Storms and Floods

Tropical Storms – Roundup of Tropical Storms:

In the North Atlantic: Invest 90L is an area of disturbed weather in the North Atlantic that has the potential for further tropical development.


Wildfires – Southern States, USA

Dozens of wildfires continue to burn across southern states on Wednesday, blanketing large areas with smoke and prompting health officials to warn people to stay indoors.

Some 40 large active fires are being tracked by the U.S. Forest Service across at 7 southern states. More than 80,000 acres have burned in Alabama, Georgia, Kentucky, the Carolinas, Tennessee and Virginia.

Forestry officials in Tennessee said 11 new fires popped up over 24 hours on Monday, even as crews were spread out battling 67 blazes totaling nearly 16,000 acres across the state. More than 200 patients have been hospitalized in Chattanooga due to breathing difficulties related to the circle of wildfires surrounding the city.

In North Carolina, firefighters are struggling with 15 large fires. Personnel working the state’s largest fire, which has burned more than 13,000 acres so far, appeared to have turned a corner. The Tellico blaze, as it is known, was 74 percent contained by Tuesday afternoon.

Smoky conditions have caused health officials across several states to issue air quality alerts and advise residents to avoid outdoor activities.

Fire officials say the largest wildfire in the South has now burned more than 23,000 acres in the north Georgia mountains — an area larger than the New York City borough of Manhattan. The blaze was 30 percent contained Wednesday morning.

Wildfires – Queensland, Australia

A firefighter has been hospitalised in far north Queensland as nearly a dozen fires burn across the state. Several fires in central Queensland remain within containment lines but heavy smoke is affecting Rockhampton and nearby areas. Fires inland of the Sunshine Coast are also under control but motorists are being asked to drive with caution.


Roundup of Global Volcanic Activity – New Activity for the week of 9 November-15 November 2016

Copahue | Central Chile-Argentina border : Based on satellite and webcam images, the Buenos Aires VAAC reported that during 9-12 November gas, steam, and ash plumes rose from Copahue to altitudes of 3.3-3.6 km (11,000-12,000 ft) a.s.l. and drifted SE, E, and NE.

Kerinci | Indonesia : Based on satellite data, the Darwin VAAC reported that on 15 November an ash plume from Kerinci rose to an altitude of 4.3 km (14,000 ft) a.s.l. and drifted 30 km NE.

Langila | New Britian (Papua New Guinea) : Based on analyses of satellite imagery and wind data, the Darwin VAAC reported that on 13 November an ash plume from Langila rose to an altitude of 2.1 km (7,000 ft) a.s.l. and drifted 55 km N.

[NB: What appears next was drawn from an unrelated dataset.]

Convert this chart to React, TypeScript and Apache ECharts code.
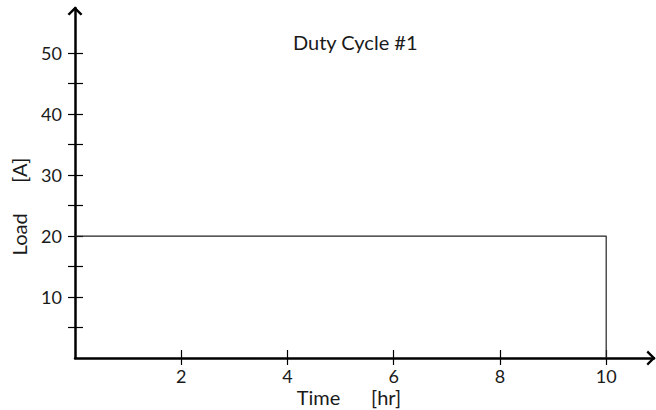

Sabancaya | Peru : A Technical and Scientific Committee for volcanic risk management of the Arequipa region is comprised of five groups including IGP’s Observatorio Vulcanológico del Sur (OVS) and INGEMMET’s Observatorio Vulcanológico (OVI) and have been monitoring Sabancaya since 2013. The committee reported that new ash-bearing explosions began on 6 November. The explosions, detected at 2126, 2127, and 2149, produced ash plumes that rose 1.5 km above the crater rim and drifted E.

The frequency of hybrid earthquakes increased noticeably in early October and in the hours prior to the 6 November explosions. Volcanic gas emissions had also increased significantly, with values as high as 7,173 tons/day on 23 October. The MIROVA system had detected a thermal anomaly at the volcano on 2 November.

During 6-13 November ash-and-gas emissions from explosions and from periods in between explosions rose as high as 3 km above the crater. An event at 1320 on 8 November generated a significant ash plume that rose 2.4 km above the crater rim with ash dispersing within a 5-km radius. During 9-10 November ash plumes rose as high as 2 km and drifted 30-35 km SE, E, and NE, producing ashfall in the villages of Valle del Colca to the NE. On 11 November an explosion generated an ash plume that rose 3 km and drifted 40 km E and NE. An ash plume from an explosion the next day rose 2 km and drifted 30 km NE.

Ubinas | Peru : The Comité Científico de Monitoreo Permanente del volcán Ubinas, made up of scientists from IGP’s Observatorio Vulcanológico del Sur (OVS) and INGEMMET’s Observatorio Vulcanológico (OVI), reported that on 8 November three explosions at Ubinas (at 2126, 2127, and 2149) generated an ash plume that rose 1.5 km above the crater rim and drifted E.